Even the brightest make the worst mistakes
I had bugged my parents during my entire childhood with this one question — “When will smartness come to me?” I was a below-average kid growing up. My IQ levels were below ground level, and my school days were nothing but horrible. The only answer my helpless parents could come up with was — Keep working as hard as you can and leave the rest to destiny.
I belonged to the generation who believed in instant gratification, and words like destiny and hard work were tedious and complex for me. The good news was that I believed in their belief in me and my parent’s advice helped me sail through my adult life.
Objective
Despite all the hard work, negative results will not leave our way. Why is it? One failure follows another until we give up and accept our destiny. The problem is that our brain, by design, sticks to negative news, which makes failure a habit.
This article aims to understand this in detail with the help of two experiments, i.e., “Wheel of Fortune” and ‘The Blue dot experiment.”
It's not all depressing, though. There is hope, after all. If we tame our wild brain to filter out negative information, its power is beyond imagination, but we need to understand how our brain reacts to negative news.
Wheel of Fortune
Israeli psychologists Daniel Kahenman & Amos Tversky conducted this research. They asked the Oregon students to spin a wheel of fortune and write down the number when the wheel stops. The duo rigged the wheel of fortune, and it will either display 10 or 65.
The students had to answer a question — What is your best guess of the proportion of African countries in the UN?
The average estimate was 45% for students who saw 65 on the wheel of fortune, whereas it had a lower average of 25% for students who saw ten on the wheel of fortune. The number on the wheel of fortune determined their answers.
The experiments tell us that information around us influences our cognitive skills. When we go through a tough phase, our life circumstances rig the facts we accumulate around our incompetencies, like how the rigged wheel of fortune colored our understanding of the questions.
The Blue dot experiment

Psychology professor Dr. Gilbert, conducted this experiment where the participants saw a range of blue to purple dots. The organizers paid the participants to focus on the blue dots. After some time, the researchers gradually replaced blue dots with purple. Surprisingly this change went unnoticed by most of the participants.
The following experiment expected participants to categorize scary and pleasant faces. Initially, the organizers displayed frightening faces, but the organizers showed peaceful faces as time passed. Surprisingly, most participants formed a perception from looking at the intimidating faces and wrongly identified calm faces as threatening.
Next, the participants had to differentiate between unethical research proposals from constructive ones. After looking at poorly documented proposals initially, they form perceptions for all the submissions.
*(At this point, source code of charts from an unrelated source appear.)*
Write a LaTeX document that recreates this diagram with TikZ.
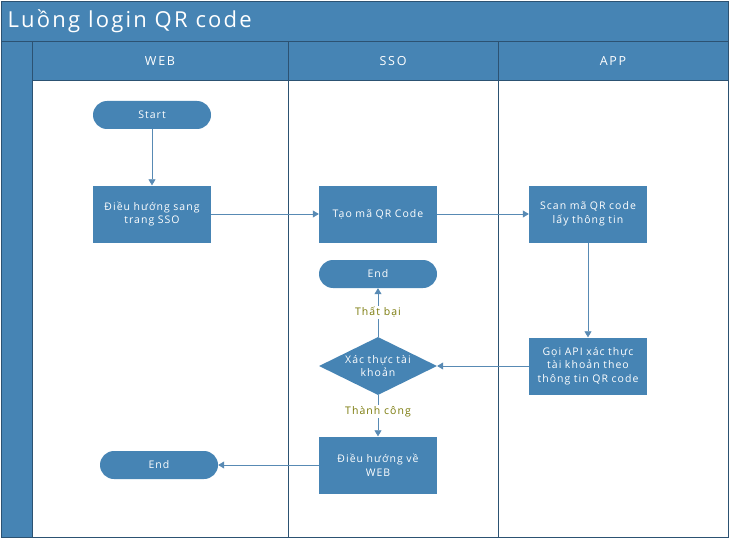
\documentclass[tikz,border=0pt]{standalone}
\usepackage{fontspec}
\setmainfont{Open Sans}[LetterSpace=10]
\usetikzlibrary{shapes.geometric,arrows.meta}
\definecolor{LaneBlue}{RGB}{70,132,180}
\definecolor{LaneLine}{RGB}{44,82,114}
\definecolor{FlowArrow}{RGB}{88,138,180}
\definecolor{FlowLabel}{RGB}{122,122,10}

\begin{document}
\begin{tikzpicture}[x=1pt,y=-1pt,font=\fontsize{10.5}{13.5}\selectfont,
  lane/.style={draw=LaneLine,line width=0.8pt},
  hdr/.style={lane,fill=LaneBlue},
  step box/.style={fill=LaneBlue,text=white,minimum width=118pt,minimum height=57pt,align=center,text width=116pt,inner sep=0pt},
  term/.style={fill=LaneBlue,text=white,minimum width=118pt,minimum height=28pt,rounded corners=14pt,inner sep=0pt},
  dec/.style={diamond,fill=LaneBlue,text=white,aspect=2,minimum width=118pt,minimum height=58pt,inner xsep=0pt,inner ysep=-5pt,align=center,text width=72pt},
  flow/.style={draw=FlowArrow,line width=0.6pt,-{Triangle[length=6pt,width=7pt]}},
  lbl/.style={fill=white,text=FlowLabel,inner sep=1pt}]
\useasboundingbox (0,0) rectangle (730,540);
% swimlane frame
\fill[white] (1,1) rectangle (728,537);
\draw[hdr] (1,1) rectangle (728,41);
\draw[hdr] (1,41) rectangle (32,537);
\draw[lane] (32,41) rectangle (728,537);
\foreach \xa/\xb/\name in {32/288/WEB,288/498/SSO,498/728/APP} {
   \draw[hdr] (\xa,41) rectangle (\xb,80);
   \node[text=white,font=\fontsize{12.5}{15}\selectfont\addfontfeatures{LetterSpace=14}] at ({(\xa+\xb)/2},61) {\name};
   \draw[lane] (\xa,80) -- (\xa,537);
}
\node[anchor=west,text=white,font=\fontsize{22}{26}\selectfont] (title) at (4,21) {Luồng login QR code};

\node[term] (start) at (152,115) {Start};
\node[step box] (dieuhuong) at (152,214) {Điều hướng sang\\trang SSO};
\node[step box] (taoma) at (378,214) {Tạo mã QR Code};
\node[step box] (scan) at (588,214) {Scan mã QR code\\lấy thông tin};
\node[term] (endsso) at (378,274) {End};
\node[dec] (xacthuc) at (378,366) {Xác thực tài\\khoản};
\node[step box] (goiapi) at (588,366) {Gọi API xác thực\\tài khoản theo\\thông tin QR code};
\node[step box] (vewEB) at (378,465) {Điều hướng về\\WEB};
\node[term] (endweb) at (159,465) {End};

\draw[flow] (start) -- (dieuhuong);
\draw[flow] (dieuhuong) -- (taoma);
\draw[flow] (taoma) -- (scan);
\draw[flow] (scan) -- (goiapi);
\draw[flow] (goiapi) -- (xacthuc);
\draw[flow] (xacthuc) -- node[lbl] {Thất bại} (endsso);
\draw[flow] (xacthuc) -- node[lbl,pos=0.4] {Thành công} (vewEB);
\draw[flow] (vewEB) -- (endweb);
\end{tikzpicture}
\end{document}
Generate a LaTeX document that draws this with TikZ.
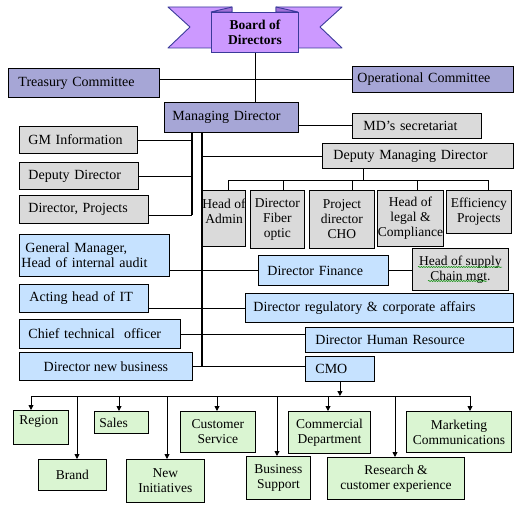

Even though the proposals were productive, the participants could not gauge the difference.
These experiments showed that we are inherently a cynical bunch of nerds. We cling to negative things in life as they are lottery tickets. Each adverse life event destroys our capability to look into the positives, and this creates a never-ending cycle of negative thoughts, eventually leading us into a state of rumination.
I have written extensively on the ‘The blue dot experiment’ and the effect of a meditation technique known as Vipassana here.
Conclusion
What happens when we continue to fight during the touch times? We build resilience despite all the rigged information detailing our incompetencies. The trick of the trade is to continue moving forward. No matter how lame this may sound, this is the only way to get out of tough times. Focus on the process rather than results. Tame your brain to filter out rigged information.
Resilience has been a topic of personal interest of late, and this article has been an extension of one I wrote last week.
Without writing a little more on Daniel Kahenman, the man behind ‘The wheel of fortune’ experiment, I can not finish this article. His ground-breaking work in the book Thinking Fast and slow is a must-read. This book used a two-brain theory, i.e., Fast and Slow brain, to describe our cognitive skills. It helped me the significance of FEAR and Self-Control in my life.